Many insolvency practitioners, heritable creditors and auctioneers (or their legal advisers) have been refusing to apply for an Advance Notice. I don't understand the reason for their reluctance.

An Advance Notice can only be applied for by the seller or the seller's Solicitor.  A purchaser cannot apply for an Advance Notice for a deed to be granted to the purchaser. There is no warranty or indemnity being provided by a seller in providing an Advance Notice to a purchaser and the expense involved (apart from the small amount of work involved in actually submitting the application to the Registers of Scotland) is only £10.  There can therefore logically be no justification for Advance Notices not being freely available and used in all transactions.

Why will some sellers not grant an Advance Notice?

I wonder whether the Advance Notice is simply seen as a replacement for a Letter of Obligation - and that because, in those situations which I have described above, a Letter of Obligation would not normally have been provided no Advance Notices are being provided.

A clue that this might be the case came recently in a transaction I had with a Local Authority who were selling an area of land to one of my clients.  It was an ordinary commercial transaction but the offer from the Council specifically stated that no Advance Notice would be provided. 

When I challenged the Council's solicitor I was told "regarding the Advance Notices, it is not about the cost.  As you know Advance Notices are intended to replace Letters of Obligation.  The Council used to grant these but they were granted by the Solicitor on behalf of the Council and were essentially worthless.  They only reiterated obligations which were in the missives anyway.  Your clients are fully protected in terms of the Missives and an Advance Notice will not offer anything extra".

In that transaction the Council did, eventually, offer to obtain an Advance Notice although they commented that they thought it was a bit pointless and just added to the work and costs!

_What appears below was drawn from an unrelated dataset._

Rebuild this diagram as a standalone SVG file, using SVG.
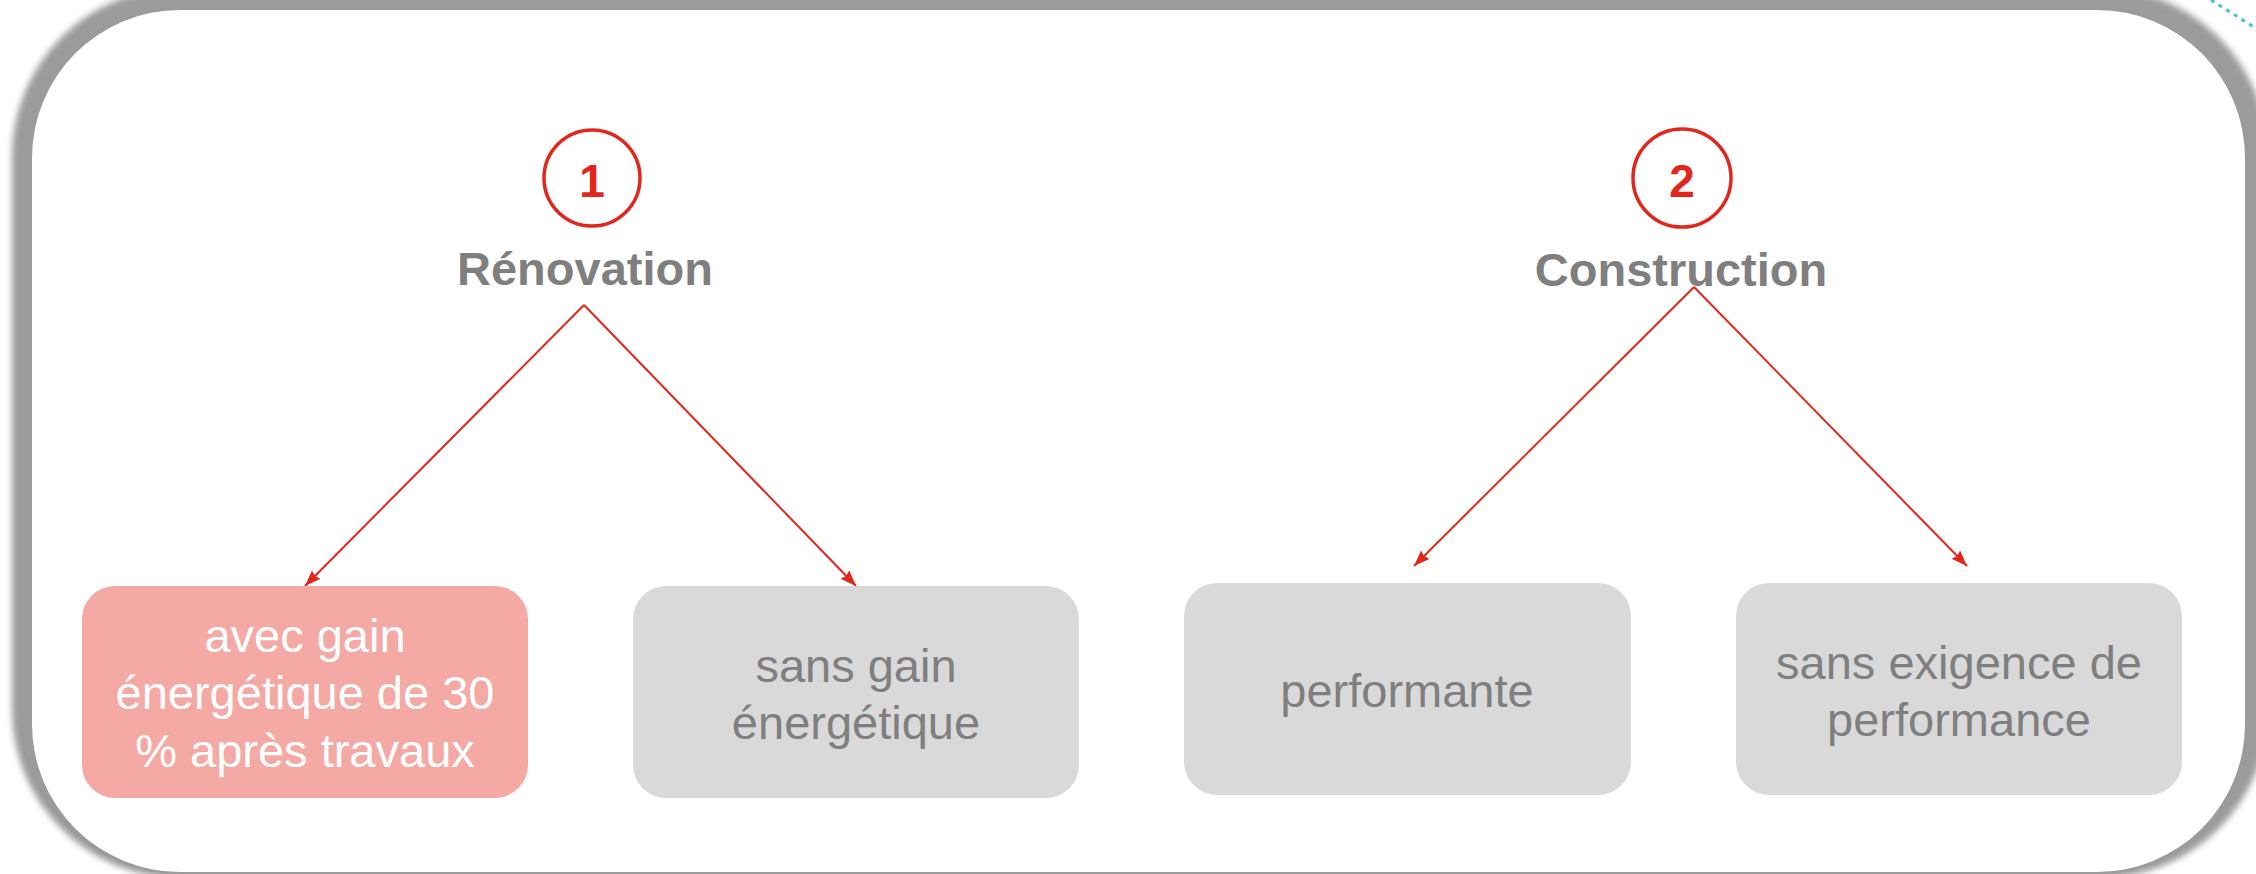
<svg xmlns="http://www.w3.org/2000/svg" width="2256" height="874" viewBox="0 0 2256 874">
  <defs>
    <filter id="soft" x="-5%" y="-5%" width="110%" height="110%">
      <feGaussianBlur stdDeviation="3"/>
    </filter>
    <marker id="arr" viewBox="0 0 16 12" refX="16" refY="6" markerWidth="16" markerHeight="12" markerUnits="userSpaceOnUse" orient="auto">
      <path d="M0,0 L16,6 L0,12 L2,6 Z" fill="#e3261c"/>
    </marker>
    <style>
      .conn { stroke: #e3261c; stroke-width: 2; fill: none; }
      .num { font-family: "Liberation Sans", Arial, sans-serif; font-weight: bold; font-size: 46px; fill: #e3261c; text-anchor: middle; }
      .ring { fill: none; stroke: #e3261c; stroke-width: 3.5; }
      .head { font-family: "Liberation Sans", Arial, sans-serif; font-weight: bold; font-size: 47px; fill: #7f7f7f; text-anchor: middle; }
      .box { fill: #d9d9d9; }
      .pink { fill: #f4a9a5; }
      .lbl { font-family: "Liberation Sans", Arial, sans-serif; font-size: 47px; fill: #7f7f7f; text-anchor: middle; }
      .lblw { font-family: "Liberation Sans", Arial, sans-serif; font-size: 47px; fill: #ffffff; text-anchor: middle; }
    </style>
  </defs>

  <rect width="2256" height="874" fill="#ffffff"/>

  <g id="frame">
    <rect x="12" y="-12" width="2256" height="890" rx="168" fill="#9b9b9b" filter="url(#soft)"/>
    <rect x="20" y="-4" width="2238" height="878" rx="160" fill="#9b9b9b"/>
    <rect x="32" y="10" width="2213" height="862" rx="148" fill="#ffffff"/>
    <line x1="2211" y1="0" x2="2260" y2="31" stroke="#4dbfd9" stroke-width="3" stroke-dasharray="4 5"/>
  </g>

  <g id="connectors">
    <line class="conn" x1="584" y1="305" x2="305" y2="586" marker-end="url(#arr)"/>
    <line class="conn" x1="584" y1="305" x2="856" y2="586" marker-end="url(#arr)"/>
    <line class="conn" x1="1694" y1="287" x2="1414" y2="566" marker-end="url(#arr)"/>
    <line class="conn" x1="1694" y1="287" x2="1967" y2="566" marker-end="url(#arr)"/>
  </g>

  <g id="renovation">
    <circle class="ring" cx="592" cy="178" r="48"/>
    <text class="num" x="592" y="197">1</text>
    <text class="head" x="585" y="285">Rénovation</text>
  </g>

  <g id="construction">
    <circle class="ring" cx="1682" cy="178" r="49"/>
    <text class="num" x="1682" y="197">2</text>
    <text class="head" x="1681" y="286">Construction</text>
  </g>

  <g id="avec-gain">
    <rect class="pink" x="82" y="586" width="446" height="212" rx="33"/>
    <text class="lblw" x="305" y="652">avec gain</text>
    <text class="lblw" x="305" y="709">énergétique de 30</text>
    <text class="lblw" x="305" y="767">% après travaux</text>
  </g>

  <g id="sans-gain">
    <rect class="box" x="633" y="586" width="446" height="212" rx="33"/>
    <text class="lbl" x="856" y="682">sans gain</text>
    <text class="lbl" x="856" y="739">énergétique</text>
  </g>

  <g id="performante">
    <rect class="box" x="1184" y="583" width="447" height="212" rx="33"/>
    <text class="lbl" x="1407" y="707">performante</text>
  </g>

  <g id="sans-exigence">
    <rect class="box" x="1736" y="583" width="446" height="212" rx="33"/>
    <text class="lbl" x="1959" y="679">sans exigence de</text>
    <text class="lbl" x="1959" y="736">performance</text>
  </g>
</svg>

Advance notices should become the norm in all transactions

As there is no liability on a good faith granter of an Advance Notice, I think that they should be used in every situation where it is competent to obtain one. Indeed, given the high risk that can be present in transactions with insolvency practitioners, heritable creditors and in auction sales, it is even more important that Advance Notices are used in these circumstances. There can be no justification, in my view, for a refusal to supply an Advance Notice in such cases - and certainly not the reason that one is not required because, in the past, a letter of obligation wouldn't have been given.

Hopefully, over time, it will become the norm for Advance Notices to be supplied in these transactions but for the meantime we still have to take great care when dealing with those situations to minimise the risk for our client and obviously for our own indemnity policy.